In recent years, however, the rise of bicycle-sharing apps has attempted to make end to end connectivity for metro users in Delhi. But these do not come without their own challenges. While app-based bicycle companies have made efforts to expand their networks and increase the number of bikes available, some areas of the city are scarce. This can make it difficult for lower economic classes who live in these areas to access app-based bicycles.

An additional difficulty is the issue of too much documentation and verification needed before usage. This can be off-putting and inaccessible to the masses. “Apps often ask us to verify our identity through an Aadhar card, and then you have to load Rs.1000 as a minimum balance, which can make it challenging to use the app.

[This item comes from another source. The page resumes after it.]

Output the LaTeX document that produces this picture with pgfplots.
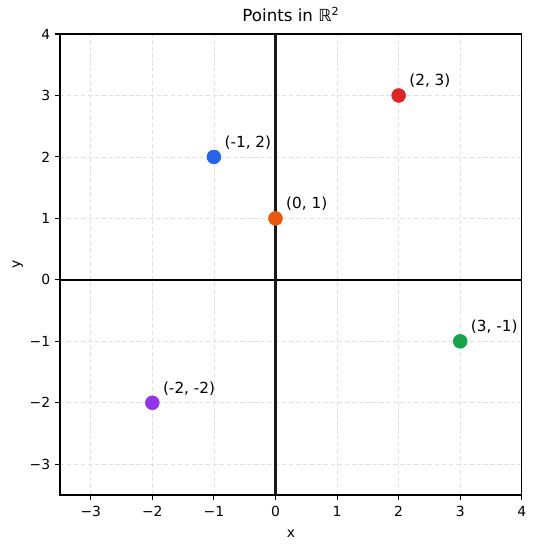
\documentclass[border=0pt]{standalone}
\usepackage{fontspec}
\setmainfont{DejaVu Sans}
\usepackage{pgfplots}
\pgfplotsset{compat=1.18}
\definecolor{cblue}{HTML}{2563EB}
\definecolor{corange}{HTML}{EA580C}
\definecolor{cred}{HTML}{DC2626}
\definecolor{cgreen}{HTML}{16A34A}
\definecolor{cpurple}{HTML}{9333EA}
\begin{document}
\begin{tikzpicture}
\begin{axis}[
  name=ax,
  scale only axis,
  width=332.6pt, height=332pt,
  xmin=-3.5, xmax=4, ymin=-3.5, ymax=4,
  xtick={-3,-2,-1,0,1,2,3,4},
  ytick={-3,-2,-1,0,1,2,3,4},
  xticklabels={−3,−2,−1,0,1,2,3,4},
  yticklabels={−3,−2,−1,0,1,2,3,4},
  tick align=outside,
  major tick length=3.5pt,
  tick style={black, line width=0.8pt},
  xtick pos=bottom, ytick pos=left,
  axis line style={line width=0.8pt},
  grid=major,
  grid style={dash pattern=on 3pt off 2pt, black!12, line width=0.6pt},
  ticklabel style={font=\fontsize{10pt}{12pt}\selectfont},
  xticklabel style={yshift=-1pt},
  xlabel={x}, ylabel={y},
  label style={font=\fontsize{10pt}{12pt}\selectfont},
  xlabel style={yshift=-3pt},
  ylabel style={yshift=-2pt},
  title={Points in ℝ\textsuperscript{2}},
  title style={font=\fontsize{12pt}{14pt}\selectfont, yshift=-1pt},
  clip=false,
]
\addplot[black, line width=1.3pt] coordinates {(-3.5,0) (4,0)};
\addplot[black!90, line width=1.5pt] coordinates {(0,-3.5) (0,4)};
\pgfplotsset{lbl/.style={only marks, mark=*, mark size=5pt,
  nodes near coords, point meta=explicit symbolic,
  nodes near coords style={anchor=base west, inner sep=0pt, xshift=7.5pt, yshift=7pt, black, font=\fontsize{11pt}{13pt}\selectfont}}}
\addplot[lbl, cblue, mark options={draw=cblue, fill=cblue}] coordinates {(-1,2) [(-1, 2)]};
\addplot[lbl, corange, mark options={draw=corange, fill=corange}] coordinates {(0,1) [(0, 1)]};
\addplot[lbl, cred, mark options={draw=cred, fill=cred}] coordinates {(2,3) [(2, 3)]};
\addplot[lbl, cgreen, mark options={draw=cgreen, fill=cgreen}] coordinates {(3,-1) [(3, -1)]};
\addplot[lbl, cpurple, mark options={draw=cpurple, fill=cpurple}] coordinates {(-2,-2) [(-2, -2)]};
\end{axis}
\path (ax.south west) ++(-43.2pt,-38.9pt);
\path (ax.north east) ++(10.1pt,24.5pt);
\end{tikzpicture}
\end{document}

It’s easier to take the metro.” said Satyam who is still on the fence about app-based cycles.

Another challenge is the issue of maintenance and upkeep of the bikes. App-based bicycles are typically used by many different people, and this can lead to wear and tear on bikes. If the bikes are not properly maintained, they may become unsafe to ride or may break down altogether. This can be a major inconvenience for users, especially those who rely on app-based bicycles as their primary mode of transportation.

Adding to these issues, people have concerns about the risk of collisions with other vehicles, as bicycles are often not given the same level of visibility and protection as cars. Bicyclists may also face challenges with navigating busy streets and intersections, as they may not have the same level of visibility or predictability as other vehicles. Additionally, the lack of bicycle lanes can make it difficult for bicyclists to maintain a consistent and safe speed, as they may have to swerve or slow down to avoid obstacles or other hazards. The lack of bicycle lanes can also discourage people from cycling, as they may feel unsafe or uncomfortable cycling on busy roads without dedicated infrastructure.

This fear has kept a lot of cyclists off the streets. It is important to change this because bicycle lanes are an important transportation infrastructure. Improving the PBSS and providing a dedicated space for people who choose to travel by bike can help to reduce congestion and improve traffic flow on the roads. This is especially important in a city like Delhi, where traffic can be heavy and roads can be crowded. Finally, making cycling accessible can also promote a healthier and more sustainable mode of transportation, as cycling can help to reduce air pollution and improve public health. Overall, the importance of bicycle lanes in Delhi cannot be overstated, as they provide a number of benefits for both individuals and the community.